Topology on the set of Continuous Functions from a Compact to a Metric Space Let $X$ be a compact space, let $Y$ be a metric space, and let $F(X, Y)$ be the set
of all continuous functions from $X$ to $Y$. I want to show that the metric topology on $F(X, Y)$ induced by the metric $(f,g)=\sup_{x\in X}d(f(x),g(x))$ coincides with the compact open topology.
One inclusion is relatively easy but I'm having some trouble proving that all balls of the form $B_{d_{sup}}(f,\epsilon)$ for some $\epsilon>0$ and $f\in F(X,Y)$ are open with respect to the compact open topology. 
The subbasis elements of the compact open topology are of the form $F(K,O)\subset F(X,Y)$ for $K\subset X$ compact and $O\subset Y$ open. Is it correct saying this?
$$B_{d_{sup}}(f,\epsilon)=\bigcup_{x\in X}F(\{x\}, B(f(x),\epsilon))=F\left(X,\bigcup_{x\in X}B(f(x),\epsilon)\right)$$
If it's not, how can I prove this inclusion?
 A: Your statement concerning the subbasis elements is correct, but the equation
$$B_{d_{sup}}(f,\epsilon)=\bigcup_{x\in X}F(\{x\}, B(f(x),\epsilon))=F\left(X,\bigcup_{x\in X}B(f(x),\epsilon)\right)$$
is wrong. It is not true that $F(\{x\}, B(f(x),\epsilon)) \subset B_{d_{sup}}(f,\epsilon)$: In fact, $g \in F(\{x\}, B(f(x),\epsilon))$ means $g(x) \in B(f(x),\epsilon)$, i.e. $d(f(x),g(x)) < \epsilon$, but there is no reason why $d_{sup}(f,g) < \epsilon$.
In the following proof we have to assume that $X$ is compact Hausdorff.

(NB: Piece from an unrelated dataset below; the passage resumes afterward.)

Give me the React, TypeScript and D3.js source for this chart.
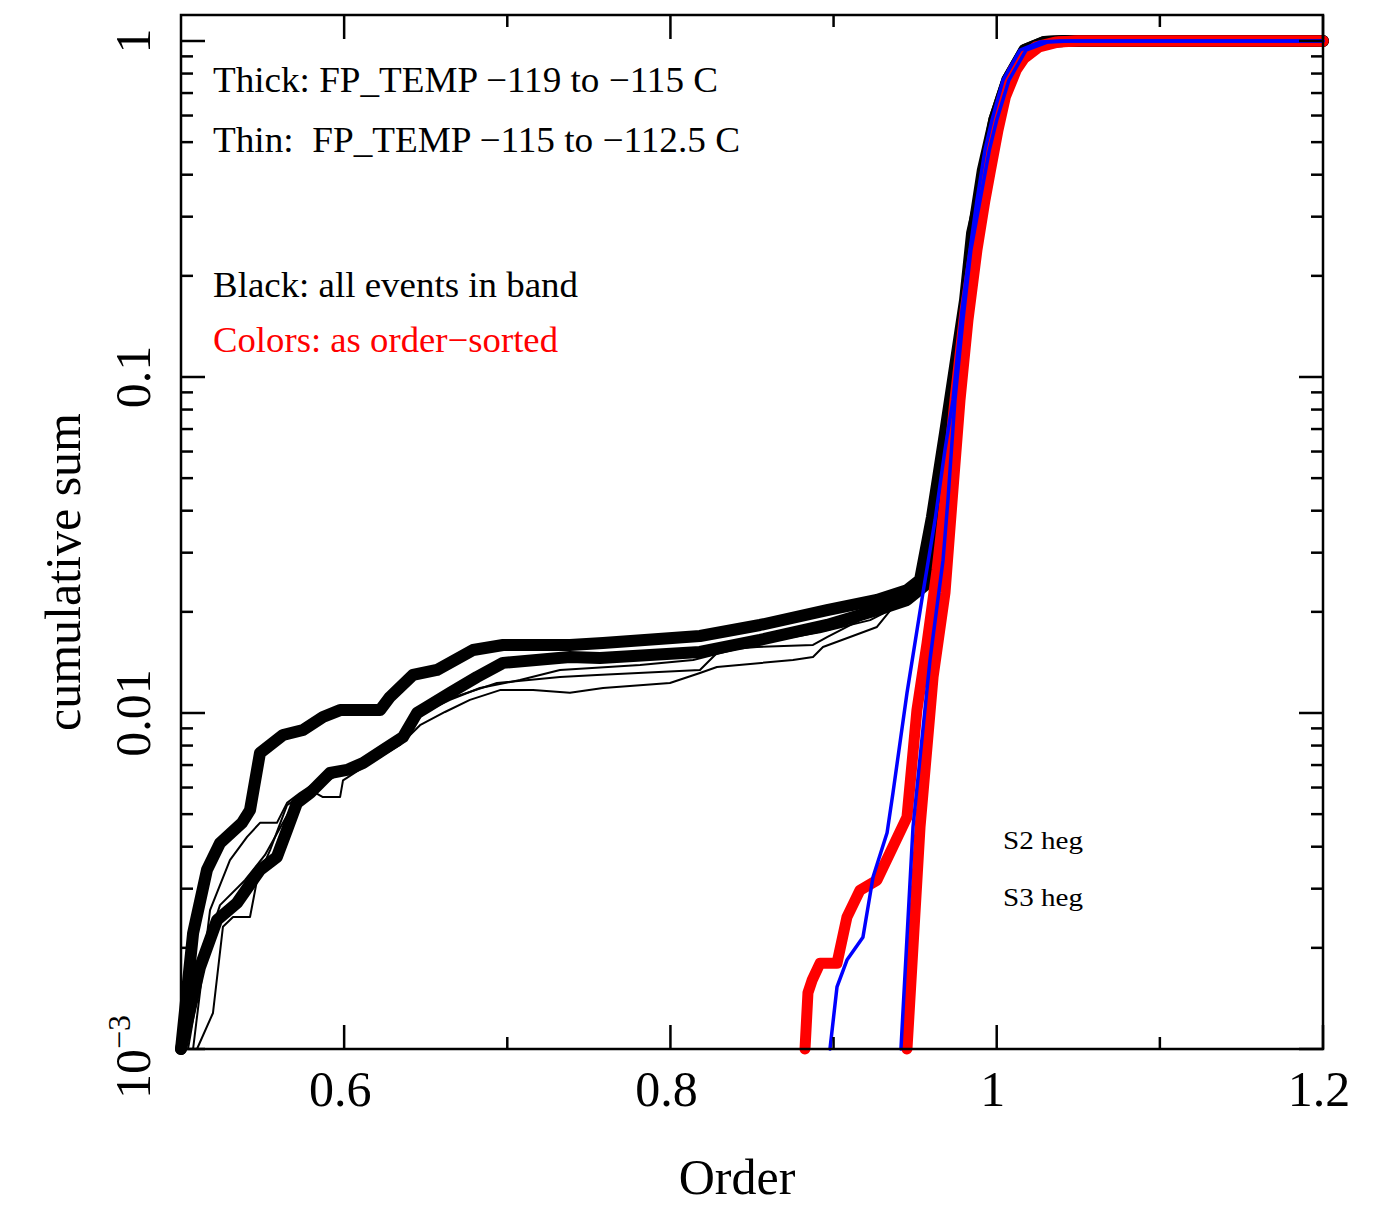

So let $g \in B_{d_{sup}}(f,\epsilon)$, i.e. $\sup_{x \in X} d(f(x),g(x)) <\epsilon$. For each $x \in X$ there exists an open neighborhood $U_x$ of $x$ in $X$ such that $\max(d(f(x),f(y)),d(g(x),g(y)) < \delta = \frac{1}{2}(\epsilon -  \sup_{x \in X} d(f(x),g(x)))$ for all $y \in U_x$. Since $X$ is compact Hausdorff, it is locally compact and we find open neighborhoods $V_x$ of $x$ in $X$ such that $K_x = \overline {V_x}$ is compact and $K_x  \subset U_x$. There are finitely many $x_i \in X$ such that $X = \bigcup_i V_{x_i}$. The sets $W_i = F(K_i,B(f(x_i),\delta))$ are open in the compact-open topology. We have $g(K_i) \subset B(f(x_i),\delta)$: Given $y \in K_i$, we have $d(g(x_i),g(y)) < \delta$, thus
$$d(f(x_i),g(y)) \le d(f(x_i),g(x_i)) + d(g(x_i),g(y)) < \sup_{x \in X} d(f(x),g(x)) + \delta < \\ \sup_{x \in X} d(f(x),g(x)) + (\epsilon - \sup_{x \in X} d(f(x),g(x))  =\epsilon .$$ Therefore $g \in \bigcap_i W_i$.
Now let $h \in \bigcap_i W_i$. This means $h(K_i) \subset B(f(x_i),\delta)$ for all $i$. For $y \in K_i$ we therefore have $d(h(y),f(x_i)) < \delta$ and
$$d(f(y),h(y))  \le d(f(y),f(x_i)) + d(f(x_i),h(y)) < 2\delta < \epsilon .$$
Thus $h  \in \bigcap W_i  \subset B_{d_{sup}}(f,\epsilon)$.